Puebla, la del millón
El espectro, fama, ejemplo o recuerdo del cacicazgo influyó en la política de Puebla. Los siguientes tres gobernadores (Gonzalo Bautista Castillo, Carlos Ignacio Betancourt y Rafael Ávila Camacho) fueron parte de su equipo, casi sus clones. Su hermano Rafael, el último de la dinastía avilacamachista, echó al basurero la herencia de su hermano porque, reitero, contrarió al presidente Adolfo Ruiz Cortines cuando, a sabiendas de que éste había trabajado sobre la sucesión de Puebla y tenía a su candidato (Luis C. Manjarrez), engañó al mandatario nacional e impuso a Fausto M. Ortega. La farsa y capricho le costó perder su influencia política, además de sufrir el aislamiento y frialdad del poder. Por esa tomada de pelo a Ruiz Cortines, la estrella del avilacamachismo se apagó.
Fausto se convirtió así en el gobernante que sirvió de puente a un complicado renuevo generacional. Lo suplió Antonio Nava Castillo, otro general. Éste llegó a Puebla con la espada desenvainada y quiso armar grandes negocios con el cargo (el control de la cuenca lechera, uno de ellos), circunstancia que lo hizo caer del poder: su retiro ocurrió con más pena que gloria. La vacante quedó en manos de Aarón Merino Fernández, ingeniero de profesión y político por vocación: el estado de Puebla fue su segunda gubernatura ya que antes había sido gobernador del entonces territorio de Quintana Roo. Cerró el sexenio con el mérito de haber dado a Puebla su segundo aire industrial. Su habilidad y visión emprendedora lo indujeron a detonar el desarrollo ayudándose del ingenio. Vea esta anécdota:
Un día de aquellos, Merino Fernández amaneció inspirado y reunió a sus colaboradores de confianza. Les dijo que en veinticuatro horas iba a recuperar el prestigio de la capital poblana.

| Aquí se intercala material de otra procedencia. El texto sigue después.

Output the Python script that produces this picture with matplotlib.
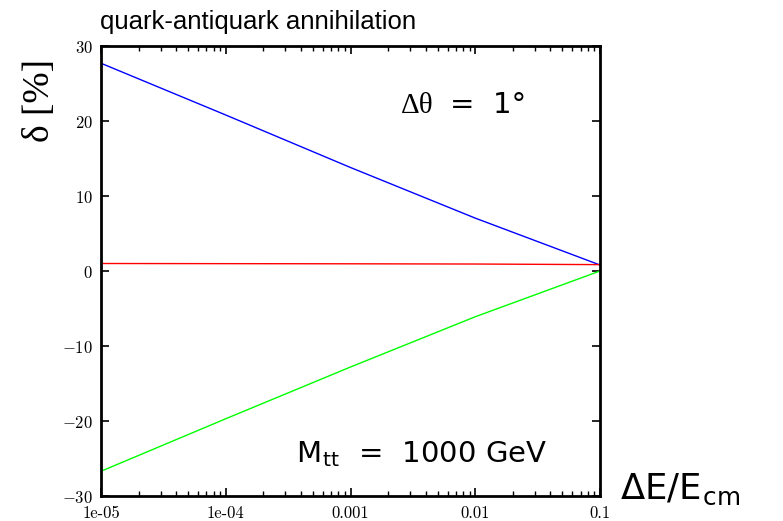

—Mañana mismo —ordenó tajante— quiero ver en la entrada de la ciudad un letrero que diga: Puebla, un millón de habitantes. Así, de la noche a la mañana —anticipó— la ciudad capital del estado se convertirá en una de las más importantes de México”.
—Pero el censo no dice eso —observó preocupado y antes de razonar su pregunta, alguno de sus hombres de confianza—: ¿Qué haremos con la estadística, señor Gobernador?
— ¡Nos la pasamos por los huevos! —fue la respuesta del ingeniero.
Con sólo seis palabras y veintiséis letras, Puebla ingresó al círculo de las ciudades de más del millón de habitantes. El espíritu de Gutenberg[2] influyó en Merino Fernández. Y éste pudo conquistar para Puebla la importancia que da la sobrepoblación.
Una vez hecho el recorrido a vuelo de pájaro y vistos algunos de los antecedentes que dan pie para entender lo que ocurre en la Puebla variopinta, me meto en las tierras pantanosas donde se regodean los estudiosos del carácter del hombre con poder. Lo hago con la modestia obligada para quienes no somos expertos en el comportamiento humano pero que, sin embargo, por ser observadores de la política, tenemos oportunidad de trazar los perfiles públicos de aquellos que nos gobernaron o gobiernan. Dos que tres de éstos, valga la metáfora, sembradores de la semilla que hoy vemos florecer, en algunos casos como el brote colorido de la espinosa tuna, y en otros como la Amorphophallus titanium o “falo titánico” (referencia sin connotación sexual), que es la flor más apestosa del mundo.
[1] Confidencia de uno de los protagonistas, al autor de este libro.
[2] “La imprenta es un ejército de 26 soldados de plomo con el que se puede conquistar el mundo”, dijo su inventor, Johannes Gutenberg.